When you start reading In Another Country, it’s the precision of David Constantine’s prose that gets you first. His descriptions, his dialogue—it’s all so unnervingly exact, dropping you into scenes that are both immediately recognizable and profoundly unsettling. And one consequence of this exactitude is that you simply can’t skim a Constantine story. There’s that school of thought that every detail in a short story should be an essential detail, but actual stories live up to that theory to varying degrees—the point being that Constantine’s best work, as represented in this career-spanning collection (which includes stories from the Frank O’Connor International Short Story Award-winning Tea at the Midland), hits that mark with riveting consistency. In this guest post, he explains the purpose behind this careful approach to language, a literary purpose that’s equal parts aesthetic and philosophical.

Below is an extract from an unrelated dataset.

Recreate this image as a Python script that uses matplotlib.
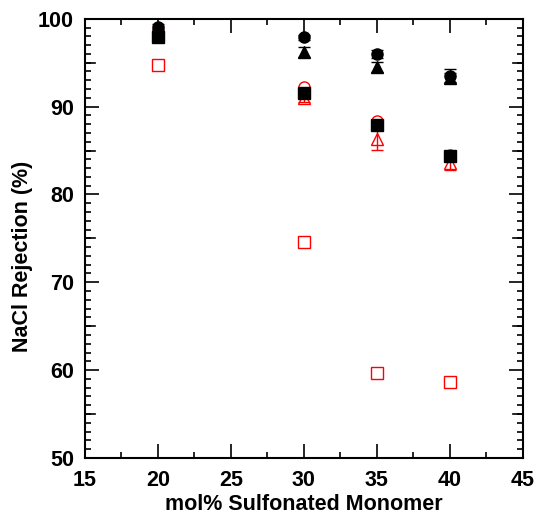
import matplotlib
matplotlib.use("Agg")
import matplotlib.pyplot as plt
from matplotlib.ticker import MultipleLocator

# mol% sulfonated monomer
x = [20, 30, 35, 40]

# NaCl rejection (%) for each series
black_circle = [99.1, 97.9, 96.0, 93.5]
black_circle_err = [0.3, 0.3, 0.5, 0.8]
black_tri = [98.4, 96.2, 94.5, 93.3]
black_tri_err = [0.3, 0.6, 0.6, 0.5]
black_square = [97.9, 91.5, 87.9, 84.4]
red_circle = [98.5, 92.2, 88.4, 84.5]
red_tri = [98.3, 91.0, 86.3, 83.6]
red_tri_err = [0.3, 0.5, 1.2, 0.8]
red_square = [94.7, 74.6, 59.7, 58.7]

plt.rcParams['font.family'] = ['Liberation Sans', 'DejaVu Sans']
plt.rcParams['font.weight'] = 'bold'

fig = plt.figure(figsize=(5.38, 5.21), dpi=100)
ax = fig.add_axes([0.158, 0.121, 0.814, 0.843])

ms = 8
ax.errorbar(x, red_tri, yerr=red_tri_err, fmt='^', mfc='none', mec='red', ecolor='red',
            ms=ms, mew=1.0, capsize=4, elinewidth=1.0, zorder=3)
ax.plot(x, red_circle, 'o', mfc='none', mec='red', ms=ms, mew=1.0, zorder=3)
ax.plot(x, red_square, 's', mfc='none', mec='red', ms=ms, mew=1.0, zorder=3)
ax.errorbar(x, black_tri, yerr=black_tri_err, fmt='^', color='black', ms=ms,
            capsize=4, elinewidth=1.0, zorder=4)
ax.plot(x, black_square, 's', color='black', ms=ms, zorder=4)
ax.errorbar(x, black_circle, yerr=black_circle_err, fmt='o', color='black', ms=ms,
            capsize=4, elinewidth=1.0, zorder=5)

ax.set_xlim(15, 45)
ax.set_ylim(50, 100)
ax.xaxis.set_major_locator(MultipleLocator(5))
ax.xaxis.set_minor_locator(MultipleLocator(2.5))
ax.yaxis.set_major_locator(MultipleLocator(10))
ax.yaxis.set_minor_locator(MultipleLocator(1))

ax.tick_params(which='both', direction='in', top=True, right=True, width=1.2,
               labelsize=15.5)
ax.tick_params(axis='x', pad=9)
ax.tick_params(axis='y', pad=8)
ax.tick_params(which='major', length=10)
ax.tick_params(which='minor', length=4)
# medium ticks at the 5's on y
for yv in [55, 65, 75, 85, 95]:
    ax.plot([15, 15 + 30 * 10 / 438], [yv, yv], color='black', lw=1.2, clip_on=False)
    ax.plot([45 - 30 * 10 / 438, 45], [yv, yv], color='black', lw=1.2, clip_on=False)

for s in ax.spines.values():
    s.set_linewidth(1.5)

ax.set_xlabel('mol% Sulfonated Monomer', fontsize=15.5, fontweight='bold', labelpad=2)
ax.set_ylabel('NaCl Rejection (%)', fontsize=15.5, fontweight='bold')
ax.yaxis.set_label_coords(-0.118, 0.46)

fig.savefig('out.png', dpi=100)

The phrase is Lawrence’s: “The essential quality of poetry is that it makes a new effort of attention.” So does fiction. And, doing it, poems and stories ask us to do the same: attend better. I associate that demand with Lear’s shocked utterance when he is evicted out of kingship onto the heath and begins to notice that the poor have a hard time of it: “O, I have ta’en / Too little care of this …” We all take too little care. Fiction and poetry jolt us into caring more. They widen our sympathy.

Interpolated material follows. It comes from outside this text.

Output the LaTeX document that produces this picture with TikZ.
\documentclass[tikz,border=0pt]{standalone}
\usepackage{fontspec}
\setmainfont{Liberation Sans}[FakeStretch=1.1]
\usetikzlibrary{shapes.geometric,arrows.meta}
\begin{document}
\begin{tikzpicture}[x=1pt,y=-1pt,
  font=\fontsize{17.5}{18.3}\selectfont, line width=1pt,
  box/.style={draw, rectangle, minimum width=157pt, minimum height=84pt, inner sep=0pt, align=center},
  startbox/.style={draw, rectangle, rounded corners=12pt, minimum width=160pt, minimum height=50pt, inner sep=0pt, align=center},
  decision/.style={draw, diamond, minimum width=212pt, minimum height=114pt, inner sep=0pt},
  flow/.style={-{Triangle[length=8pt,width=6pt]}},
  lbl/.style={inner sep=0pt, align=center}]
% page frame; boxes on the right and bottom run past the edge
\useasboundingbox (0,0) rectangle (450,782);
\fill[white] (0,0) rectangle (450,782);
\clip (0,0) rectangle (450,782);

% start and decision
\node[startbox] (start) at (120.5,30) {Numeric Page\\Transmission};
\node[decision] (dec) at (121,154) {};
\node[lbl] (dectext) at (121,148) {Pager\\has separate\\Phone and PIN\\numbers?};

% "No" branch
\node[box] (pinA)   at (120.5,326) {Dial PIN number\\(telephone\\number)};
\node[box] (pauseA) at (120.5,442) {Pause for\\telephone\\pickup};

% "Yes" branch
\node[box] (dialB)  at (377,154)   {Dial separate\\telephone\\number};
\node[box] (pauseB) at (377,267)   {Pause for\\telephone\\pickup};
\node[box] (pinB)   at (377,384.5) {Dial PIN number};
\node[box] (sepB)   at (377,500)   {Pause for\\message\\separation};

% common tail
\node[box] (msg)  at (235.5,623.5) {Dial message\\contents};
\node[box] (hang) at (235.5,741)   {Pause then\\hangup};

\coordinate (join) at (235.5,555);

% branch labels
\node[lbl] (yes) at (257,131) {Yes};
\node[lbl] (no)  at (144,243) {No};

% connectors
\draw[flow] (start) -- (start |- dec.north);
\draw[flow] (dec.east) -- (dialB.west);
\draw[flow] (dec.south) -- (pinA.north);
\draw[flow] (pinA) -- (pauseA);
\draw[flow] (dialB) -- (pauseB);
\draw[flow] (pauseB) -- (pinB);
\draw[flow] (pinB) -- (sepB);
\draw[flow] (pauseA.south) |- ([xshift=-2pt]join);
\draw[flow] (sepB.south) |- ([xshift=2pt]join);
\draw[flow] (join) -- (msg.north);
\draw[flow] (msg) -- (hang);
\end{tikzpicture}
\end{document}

In practice the new effort of attention will most often have a polemical edge because it will alert us to the state we are in. The declaration that citizens have the right to life, liberty and the pursuit of happiness cannot be un-declared. So, alerted, paying attention, we look around us and see, at best, that the aspiration has been very imperfectly realized, and, at worst, that much has been done to make its realization unlikely or downright impossible.

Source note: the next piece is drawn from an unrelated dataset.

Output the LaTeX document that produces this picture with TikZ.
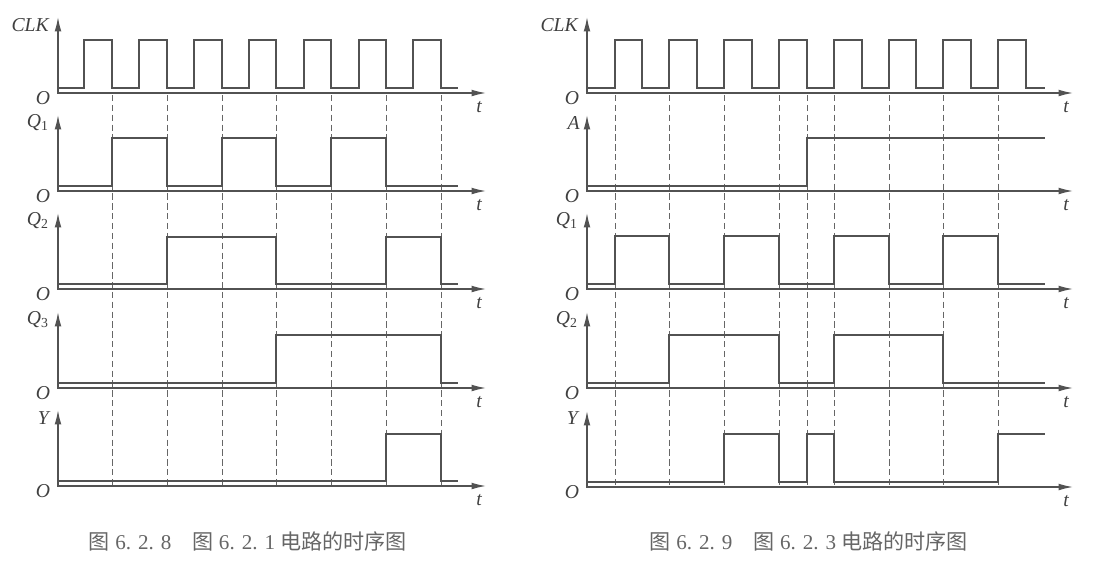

Fiction and poetry continually remind us that we do not (are not permitted to, don’t try hard enough to) live as connectedly, wholly, humanely as we might. They help us imagine a livelier life.They do this intrinsically first by practising the autonomy without which no artistic creation is possible. That autonomy contradicts and challenges the unfreedom which in various forms (some more obvious than others) reduces our lives in society. And secondly, a poem or story unsettles us by its own truth and beauty because it confronts us with that famous pairing all too often in circumstances of very great ugliness and mendacity (trashed environment, debased public discourse and conduct, for example). Fiction and poetry by their intrinsic workings urge us not to give up the hope of freedom, truth and beauty. In fact, they incite us to revolt.
14 June 2015 | selling shorts |
photo: Maggie Shipstead
“One of the themes I find myself returning to again and again in my fiction is faith,” Kirstin Valdez Quade says at the beginning of this guest post; indeed, one of the first things you’ll notice as you read the stories in Night at the Fiestas is the strong presence of religion, and religious pageantry, in her characters’ lives. So it’s not unexpected that she might turn to Flannery O’Connor when asked about the short story writers who’ve been an influence or inspiration to her—but it’s a delightful surprise to see that she’s singled out one of my favorite O’Connor stories to discuss.
One of the themes I find myself returning to again and again in my fiction is faith. As a child, I spent a lot of time with my very devout grandmother and great-grandmother, and I went to mass regularly. Northern New Mexico Catholicism is full of petitions and processions, home altars and lit candles and plaster saints on the mantle. It’s also the Catholicism of agonized depictions of Christ, His wounds gaping and bloody.
The Catholicism in Flannery O’Connor’s fiction is similarly gory. She specializes in petty, flawed characters, characters who nonetheless are drawn to transcend themselves. When they’re lucky, these characters, however unpleasant and undeserving they might be, are granted grace—though usually when grace comes, it’s violent and at the last minute. My favorite O’Connor story is perhaps “Parker’s Back,” one of the two pieces she was working on when she died. I love the story for its occasionally cruel humor, but also for its depiction of a faith that is ugly, uncomfortable, and deeply necessary.
O.E. Parker is a flawed man. He lives wildly, selfishly, likes his drink and likes his women. Parker repeatedly runs away from what he most needs—to be truly seen, by himself and by God. He can’t even bear to admit to his full name (Obadiah Elihue! Who could bear it?).
Yet Parker longs to transform himself and transcend himself. He covers himself from head to toe in tattoos, always seeking “a single intricate design of brilliant color…an arabesque.” Still, every tattoo disappoints, and that unity of self eludes him. His anxiety only increases, until there is only one place left uncovered: his back.
Inevitably, “dissatisfaction began to grow so great in Parker that there was no containing it outside of a tattoo,” and he takes off once again for the city, in search of the tattoo that will unify him.